Culture

Seductive Habits: Building Reality

“White privilege is best understood as a constellation of psychical and somatic habits formed through transaction with a racist world. As such, it often functions as unconscious: seemingly invisible, even nonexistent, and actively resisting conscious efforts to know this.” In Revealing Whiteness: The Unconscious Habits of Racial Privilege, Sullivan is trying to get us to think about and understand how white privilege can be unconscious when it is transactional because of the means by which that unconsciousness is formed through seduction by transference of enigmatic (meaning unknown to or hidden from both sender and receiver) messages from parent to child.

Sullivan’s theory is an adaptation of psychoanalyst Jean Laplanche’s theory of seduction with elements derived from understanding the issues in Freud’s defunct seduction theory. This means that her thesis assumes that Laplanche’s theory is sound. She assumes that the adult world forms the unconscious habits of children, and she assumes that these habits go on to be the basis of the perpetuation of racism and white privilege. If we were to believe other theorist, such as Freud, who argue that racism (through the fear and distrust of anything determined different or unlike ourselves) is inherent in our physiological makeup then these assumptions would be unfounded.

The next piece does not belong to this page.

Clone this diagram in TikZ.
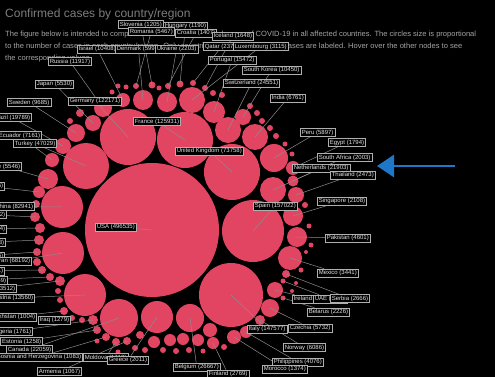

Sullivan also assumes that many of these messages are unconscious and opaque; however I believe that many are intentional and consciously encoded. Parents may not carefully consider each message that they send, but they are not necessarily as opaque and enigmatic as proposed.

I like that Sullivan reaches beyond what earlier theorists proposed in what is available for the environment or the influence of the “world” to change in the unconscious. Previously it has been asserted that certain habits are beyond this influence and that they are stubbornly impenetrable or beyond hope. If this were the case, as with if Freud’s belief that the best we can do it to control the instinctive aversion, then we would be merely fighting what we cannot overcome. However, believing that, while it may be difficult, we can influence the deepest depths of unconscious habit means that we have the ability to attain a world free from racial prejudice and white privilege.

I find the thought of white privilege being defined through the hygienic care of the child as being a bit suspect. Just as in class we determined that words that have seeming negative connotations, such as abnegation, were established and defined long before the racial and negative subtexts were assigned, so too linking cleanliness to enigmatic messages from parent to child establishing the earliest facets of white privilege is a bit of a stretch. There is also an underlying assumption that to be dirty is to be black and to be clean is to be white, and this simply isn’t true. They are merely false associations contrived by the current society as are the negative connotations of words which have no defined meaning as such.